What you have to do: Scan the entries below and extract each line with the word "this" in it.

────────────────────────────────────────

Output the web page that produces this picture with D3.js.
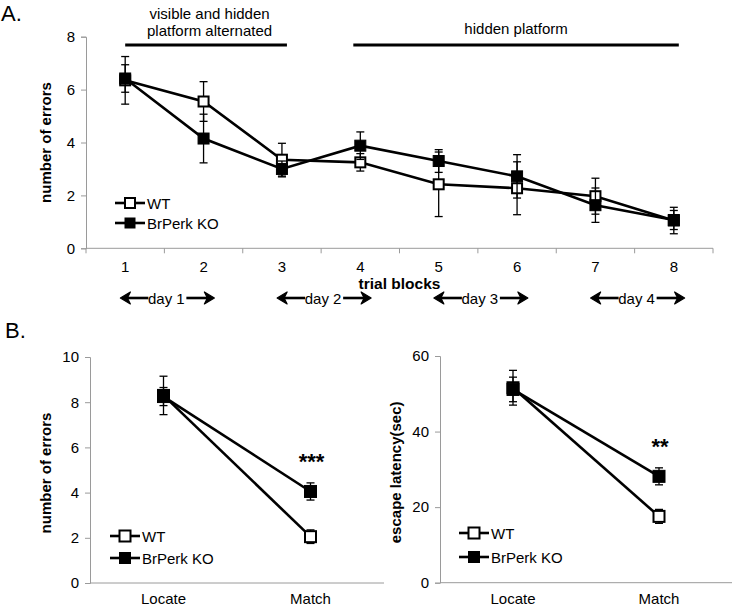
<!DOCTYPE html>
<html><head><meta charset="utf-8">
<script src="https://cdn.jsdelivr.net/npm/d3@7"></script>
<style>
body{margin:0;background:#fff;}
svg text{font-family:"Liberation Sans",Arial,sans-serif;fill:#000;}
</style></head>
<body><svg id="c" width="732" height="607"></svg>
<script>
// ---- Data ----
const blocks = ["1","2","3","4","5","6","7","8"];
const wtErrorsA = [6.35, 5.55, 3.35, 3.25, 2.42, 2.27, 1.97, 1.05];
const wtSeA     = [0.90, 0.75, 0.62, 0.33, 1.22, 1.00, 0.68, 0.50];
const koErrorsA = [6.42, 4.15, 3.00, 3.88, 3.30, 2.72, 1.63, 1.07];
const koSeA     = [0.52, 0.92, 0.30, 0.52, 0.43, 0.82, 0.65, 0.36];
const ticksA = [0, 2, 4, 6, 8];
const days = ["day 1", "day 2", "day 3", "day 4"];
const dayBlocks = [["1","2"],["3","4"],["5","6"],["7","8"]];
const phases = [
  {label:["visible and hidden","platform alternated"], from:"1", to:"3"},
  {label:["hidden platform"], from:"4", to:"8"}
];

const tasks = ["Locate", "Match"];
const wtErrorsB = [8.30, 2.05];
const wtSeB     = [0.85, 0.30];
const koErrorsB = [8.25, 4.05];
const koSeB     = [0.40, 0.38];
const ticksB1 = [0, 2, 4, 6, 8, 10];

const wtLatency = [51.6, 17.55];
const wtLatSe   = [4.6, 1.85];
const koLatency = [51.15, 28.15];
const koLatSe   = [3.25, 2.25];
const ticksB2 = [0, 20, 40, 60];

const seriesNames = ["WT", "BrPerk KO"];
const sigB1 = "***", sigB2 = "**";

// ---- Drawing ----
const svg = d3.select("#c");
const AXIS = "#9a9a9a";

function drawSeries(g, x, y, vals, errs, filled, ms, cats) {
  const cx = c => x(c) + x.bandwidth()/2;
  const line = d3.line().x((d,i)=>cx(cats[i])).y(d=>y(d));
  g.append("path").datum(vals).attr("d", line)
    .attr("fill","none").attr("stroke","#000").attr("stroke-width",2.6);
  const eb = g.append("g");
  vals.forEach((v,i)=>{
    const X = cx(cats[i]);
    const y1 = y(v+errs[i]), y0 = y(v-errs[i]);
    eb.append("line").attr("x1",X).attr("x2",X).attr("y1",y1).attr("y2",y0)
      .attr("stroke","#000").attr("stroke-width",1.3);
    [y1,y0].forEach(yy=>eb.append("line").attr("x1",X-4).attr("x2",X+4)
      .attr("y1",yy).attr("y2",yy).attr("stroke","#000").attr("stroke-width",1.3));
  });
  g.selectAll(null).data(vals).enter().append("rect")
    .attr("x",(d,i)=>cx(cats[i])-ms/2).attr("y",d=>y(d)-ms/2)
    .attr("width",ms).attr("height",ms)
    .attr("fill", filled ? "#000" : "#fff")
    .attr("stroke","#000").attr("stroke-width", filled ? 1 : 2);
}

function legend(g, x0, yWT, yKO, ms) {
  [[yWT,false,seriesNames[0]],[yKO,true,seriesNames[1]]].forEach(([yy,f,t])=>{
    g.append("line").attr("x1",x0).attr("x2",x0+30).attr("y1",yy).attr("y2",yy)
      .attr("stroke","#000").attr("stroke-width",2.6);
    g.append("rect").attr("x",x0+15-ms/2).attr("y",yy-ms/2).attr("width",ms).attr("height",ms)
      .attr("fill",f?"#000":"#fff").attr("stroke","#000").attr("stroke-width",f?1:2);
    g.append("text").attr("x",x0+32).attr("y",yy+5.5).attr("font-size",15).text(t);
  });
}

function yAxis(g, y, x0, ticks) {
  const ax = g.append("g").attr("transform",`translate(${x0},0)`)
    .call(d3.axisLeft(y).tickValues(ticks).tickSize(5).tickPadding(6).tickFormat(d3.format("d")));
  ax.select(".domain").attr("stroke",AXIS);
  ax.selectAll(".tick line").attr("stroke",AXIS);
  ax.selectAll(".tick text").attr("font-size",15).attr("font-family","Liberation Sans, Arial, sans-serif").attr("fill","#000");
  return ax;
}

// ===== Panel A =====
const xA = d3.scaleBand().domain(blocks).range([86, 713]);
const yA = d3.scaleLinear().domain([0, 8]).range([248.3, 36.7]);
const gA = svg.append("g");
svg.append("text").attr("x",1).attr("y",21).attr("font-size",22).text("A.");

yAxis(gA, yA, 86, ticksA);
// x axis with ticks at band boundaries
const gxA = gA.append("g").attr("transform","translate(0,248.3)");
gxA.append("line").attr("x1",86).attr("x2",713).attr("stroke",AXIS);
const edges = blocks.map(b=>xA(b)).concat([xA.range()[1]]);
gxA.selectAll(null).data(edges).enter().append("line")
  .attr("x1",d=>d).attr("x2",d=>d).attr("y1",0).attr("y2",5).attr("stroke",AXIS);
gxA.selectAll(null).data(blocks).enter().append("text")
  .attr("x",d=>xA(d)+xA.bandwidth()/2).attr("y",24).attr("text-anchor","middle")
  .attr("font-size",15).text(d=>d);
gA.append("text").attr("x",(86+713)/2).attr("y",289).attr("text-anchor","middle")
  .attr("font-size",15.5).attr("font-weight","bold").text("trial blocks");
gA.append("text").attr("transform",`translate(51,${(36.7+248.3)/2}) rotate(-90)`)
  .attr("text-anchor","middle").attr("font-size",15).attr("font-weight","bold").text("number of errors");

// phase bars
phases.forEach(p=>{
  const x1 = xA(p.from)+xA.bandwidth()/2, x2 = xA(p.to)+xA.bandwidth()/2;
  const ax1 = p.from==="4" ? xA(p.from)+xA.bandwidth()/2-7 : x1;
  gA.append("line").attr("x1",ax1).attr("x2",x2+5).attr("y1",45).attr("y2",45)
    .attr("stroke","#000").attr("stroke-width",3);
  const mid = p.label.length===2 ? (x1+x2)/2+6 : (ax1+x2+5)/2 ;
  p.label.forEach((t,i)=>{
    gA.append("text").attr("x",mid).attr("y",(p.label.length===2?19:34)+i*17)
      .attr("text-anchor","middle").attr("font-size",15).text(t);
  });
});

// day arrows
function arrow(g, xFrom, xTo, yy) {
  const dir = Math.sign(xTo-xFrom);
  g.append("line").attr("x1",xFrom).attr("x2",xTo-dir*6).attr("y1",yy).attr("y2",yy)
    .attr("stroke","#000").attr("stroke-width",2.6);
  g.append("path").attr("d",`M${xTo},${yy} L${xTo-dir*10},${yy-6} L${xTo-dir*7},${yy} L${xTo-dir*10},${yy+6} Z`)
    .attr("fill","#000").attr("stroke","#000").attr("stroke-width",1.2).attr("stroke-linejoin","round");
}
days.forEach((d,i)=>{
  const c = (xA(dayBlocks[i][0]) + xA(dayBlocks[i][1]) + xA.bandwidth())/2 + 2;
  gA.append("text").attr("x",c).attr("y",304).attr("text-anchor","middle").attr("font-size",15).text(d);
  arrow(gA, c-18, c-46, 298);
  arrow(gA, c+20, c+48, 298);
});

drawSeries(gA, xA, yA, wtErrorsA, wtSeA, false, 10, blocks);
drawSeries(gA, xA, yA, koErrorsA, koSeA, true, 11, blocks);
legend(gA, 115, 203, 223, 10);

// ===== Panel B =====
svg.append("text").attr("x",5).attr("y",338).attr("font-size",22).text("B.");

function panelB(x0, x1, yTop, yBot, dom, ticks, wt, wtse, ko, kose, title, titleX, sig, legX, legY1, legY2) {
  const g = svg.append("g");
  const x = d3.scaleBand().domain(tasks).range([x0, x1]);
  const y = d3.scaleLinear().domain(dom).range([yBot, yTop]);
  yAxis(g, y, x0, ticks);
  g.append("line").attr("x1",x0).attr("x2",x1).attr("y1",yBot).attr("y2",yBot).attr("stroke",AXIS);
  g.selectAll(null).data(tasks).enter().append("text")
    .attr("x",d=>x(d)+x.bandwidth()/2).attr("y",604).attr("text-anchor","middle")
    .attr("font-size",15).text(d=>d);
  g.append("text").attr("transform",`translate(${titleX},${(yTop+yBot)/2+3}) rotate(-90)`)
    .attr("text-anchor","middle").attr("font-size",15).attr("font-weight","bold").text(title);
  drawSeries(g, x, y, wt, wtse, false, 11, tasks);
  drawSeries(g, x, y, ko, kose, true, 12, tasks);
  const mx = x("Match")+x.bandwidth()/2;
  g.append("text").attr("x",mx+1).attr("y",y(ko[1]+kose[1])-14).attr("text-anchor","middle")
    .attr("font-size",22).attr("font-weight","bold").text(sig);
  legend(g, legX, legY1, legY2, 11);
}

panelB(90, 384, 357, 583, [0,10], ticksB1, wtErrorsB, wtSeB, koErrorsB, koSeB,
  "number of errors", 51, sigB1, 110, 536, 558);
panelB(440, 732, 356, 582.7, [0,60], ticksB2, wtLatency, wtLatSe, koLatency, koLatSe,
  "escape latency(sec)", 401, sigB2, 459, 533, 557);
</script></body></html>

────────────────────────────────────────

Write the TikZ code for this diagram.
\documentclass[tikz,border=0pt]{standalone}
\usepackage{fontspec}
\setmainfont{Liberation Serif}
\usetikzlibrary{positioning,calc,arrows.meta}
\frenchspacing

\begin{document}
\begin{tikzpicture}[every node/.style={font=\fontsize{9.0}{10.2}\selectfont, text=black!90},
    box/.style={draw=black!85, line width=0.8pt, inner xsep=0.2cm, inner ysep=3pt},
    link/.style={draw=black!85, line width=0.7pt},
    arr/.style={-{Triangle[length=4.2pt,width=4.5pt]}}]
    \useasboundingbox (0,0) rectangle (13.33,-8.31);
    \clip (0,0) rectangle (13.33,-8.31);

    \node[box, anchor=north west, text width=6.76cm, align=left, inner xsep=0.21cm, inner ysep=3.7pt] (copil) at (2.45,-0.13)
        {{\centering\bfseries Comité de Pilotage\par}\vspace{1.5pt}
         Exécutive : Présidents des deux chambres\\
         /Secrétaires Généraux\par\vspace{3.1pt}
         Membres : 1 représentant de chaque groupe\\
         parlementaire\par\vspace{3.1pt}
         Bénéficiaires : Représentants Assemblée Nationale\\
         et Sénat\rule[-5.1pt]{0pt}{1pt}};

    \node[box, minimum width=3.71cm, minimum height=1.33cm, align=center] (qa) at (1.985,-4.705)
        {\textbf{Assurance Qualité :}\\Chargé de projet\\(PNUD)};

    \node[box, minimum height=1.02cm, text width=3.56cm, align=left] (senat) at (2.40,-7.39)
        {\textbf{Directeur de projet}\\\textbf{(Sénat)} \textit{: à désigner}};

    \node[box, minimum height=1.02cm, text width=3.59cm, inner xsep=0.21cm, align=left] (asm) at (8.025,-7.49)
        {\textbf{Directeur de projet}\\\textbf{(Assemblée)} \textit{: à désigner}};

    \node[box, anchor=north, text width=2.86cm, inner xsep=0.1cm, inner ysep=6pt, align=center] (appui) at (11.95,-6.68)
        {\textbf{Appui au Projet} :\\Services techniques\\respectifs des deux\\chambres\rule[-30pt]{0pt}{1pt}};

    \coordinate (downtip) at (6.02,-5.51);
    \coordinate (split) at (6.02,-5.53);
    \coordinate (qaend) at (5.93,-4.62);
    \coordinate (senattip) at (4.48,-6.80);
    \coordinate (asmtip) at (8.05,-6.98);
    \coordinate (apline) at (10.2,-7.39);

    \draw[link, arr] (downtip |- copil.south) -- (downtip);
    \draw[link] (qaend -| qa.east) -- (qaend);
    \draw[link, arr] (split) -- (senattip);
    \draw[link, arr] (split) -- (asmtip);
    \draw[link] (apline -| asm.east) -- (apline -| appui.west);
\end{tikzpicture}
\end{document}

────────────────────────────────────────

Right answer:
Output the web page that produces this picture with D3.js.
Write the TikZ code for this diagram.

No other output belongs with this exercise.